--- BEGIN Given information ---

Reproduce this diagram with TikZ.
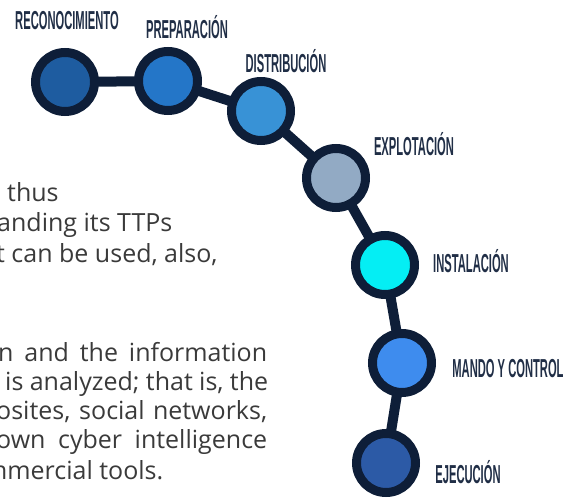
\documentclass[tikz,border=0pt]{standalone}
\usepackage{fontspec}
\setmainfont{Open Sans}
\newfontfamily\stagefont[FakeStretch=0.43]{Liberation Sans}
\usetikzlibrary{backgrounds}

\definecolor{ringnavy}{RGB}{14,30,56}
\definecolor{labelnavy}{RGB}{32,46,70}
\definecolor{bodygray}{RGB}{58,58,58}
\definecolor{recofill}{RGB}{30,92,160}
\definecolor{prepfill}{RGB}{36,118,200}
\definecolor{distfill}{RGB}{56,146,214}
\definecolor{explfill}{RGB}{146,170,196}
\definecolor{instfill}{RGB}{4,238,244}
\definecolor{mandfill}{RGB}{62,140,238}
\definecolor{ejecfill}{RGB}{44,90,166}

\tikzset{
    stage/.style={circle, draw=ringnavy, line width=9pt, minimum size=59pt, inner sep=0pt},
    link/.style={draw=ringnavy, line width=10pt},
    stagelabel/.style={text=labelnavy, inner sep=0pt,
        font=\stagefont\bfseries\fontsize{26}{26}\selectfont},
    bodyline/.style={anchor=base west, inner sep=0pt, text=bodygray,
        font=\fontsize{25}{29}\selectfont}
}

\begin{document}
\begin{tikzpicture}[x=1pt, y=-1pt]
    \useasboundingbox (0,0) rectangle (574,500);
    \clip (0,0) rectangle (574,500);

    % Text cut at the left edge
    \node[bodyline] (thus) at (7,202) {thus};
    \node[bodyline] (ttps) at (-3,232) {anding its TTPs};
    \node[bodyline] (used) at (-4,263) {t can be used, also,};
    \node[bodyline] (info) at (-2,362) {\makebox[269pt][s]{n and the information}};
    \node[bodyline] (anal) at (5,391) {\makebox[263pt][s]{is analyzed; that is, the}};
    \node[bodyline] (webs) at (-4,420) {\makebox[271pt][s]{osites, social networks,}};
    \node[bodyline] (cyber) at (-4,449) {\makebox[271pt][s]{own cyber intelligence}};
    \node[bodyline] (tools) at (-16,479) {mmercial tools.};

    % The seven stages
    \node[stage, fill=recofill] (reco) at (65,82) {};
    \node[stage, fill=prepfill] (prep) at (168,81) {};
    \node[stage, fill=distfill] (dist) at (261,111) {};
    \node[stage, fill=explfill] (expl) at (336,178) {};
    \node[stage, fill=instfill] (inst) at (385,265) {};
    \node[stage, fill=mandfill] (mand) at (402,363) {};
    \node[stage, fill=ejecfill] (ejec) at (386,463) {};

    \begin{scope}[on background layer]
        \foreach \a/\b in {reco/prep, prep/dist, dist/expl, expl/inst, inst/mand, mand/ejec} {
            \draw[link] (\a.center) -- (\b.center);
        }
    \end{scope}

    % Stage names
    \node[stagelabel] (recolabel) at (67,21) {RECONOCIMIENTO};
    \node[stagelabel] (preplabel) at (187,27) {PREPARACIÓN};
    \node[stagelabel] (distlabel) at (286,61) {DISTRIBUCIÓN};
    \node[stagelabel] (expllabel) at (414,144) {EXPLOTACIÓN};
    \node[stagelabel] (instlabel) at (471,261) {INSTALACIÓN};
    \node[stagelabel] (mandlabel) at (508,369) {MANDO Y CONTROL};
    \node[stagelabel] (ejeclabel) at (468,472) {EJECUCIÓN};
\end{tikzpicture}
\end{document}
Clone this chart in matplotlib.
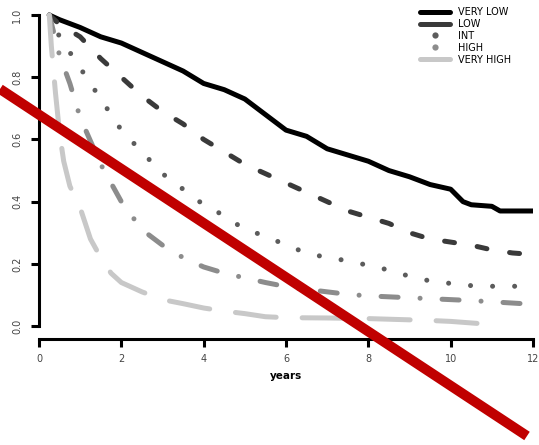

--- END Given information ---
--- BEGIN Given information ---

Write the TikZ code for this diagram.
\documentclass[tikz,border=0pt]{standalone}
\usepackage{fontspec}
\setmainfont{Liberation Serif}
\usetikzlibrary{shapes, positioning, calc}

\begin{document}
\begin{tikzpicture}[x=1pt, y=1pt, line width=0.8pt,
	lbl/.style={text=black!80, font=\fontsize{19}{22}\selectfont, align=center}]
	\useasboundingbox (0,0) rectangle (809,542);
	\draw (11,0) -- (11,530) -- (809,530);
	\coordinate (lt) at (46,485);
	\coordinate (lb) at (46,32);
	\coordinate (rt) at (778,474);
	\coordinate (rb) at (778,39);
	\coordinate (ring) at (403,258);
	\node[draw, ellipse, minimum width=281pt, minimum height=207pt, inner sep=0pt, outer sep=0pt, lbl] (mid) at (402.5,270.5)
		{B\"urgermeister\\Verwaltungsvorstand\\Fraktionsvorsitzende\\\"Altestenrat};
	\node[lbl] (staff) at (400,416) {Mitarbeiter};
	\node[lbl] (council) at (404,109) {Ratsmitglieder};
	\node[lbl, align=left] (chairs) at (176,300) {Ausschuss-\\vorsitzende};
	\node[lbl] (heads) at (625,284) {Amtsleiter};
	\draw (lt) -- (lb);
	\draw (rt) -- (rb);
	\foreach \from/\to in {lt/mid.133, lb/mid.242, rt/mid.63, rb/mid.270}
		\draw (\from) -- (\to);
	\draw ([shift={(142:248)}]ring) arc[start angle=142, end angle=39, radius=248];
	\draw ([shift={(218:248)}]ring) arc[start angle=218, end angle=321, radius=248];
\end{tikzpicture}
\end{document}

--- END Given information ---

_The task_. Copy out every line holding the string "this".

_Final result_.
Reproduce this diagram with TikZ.
Clone this chart in matplotlib.
Write the TikZ code for this diagram.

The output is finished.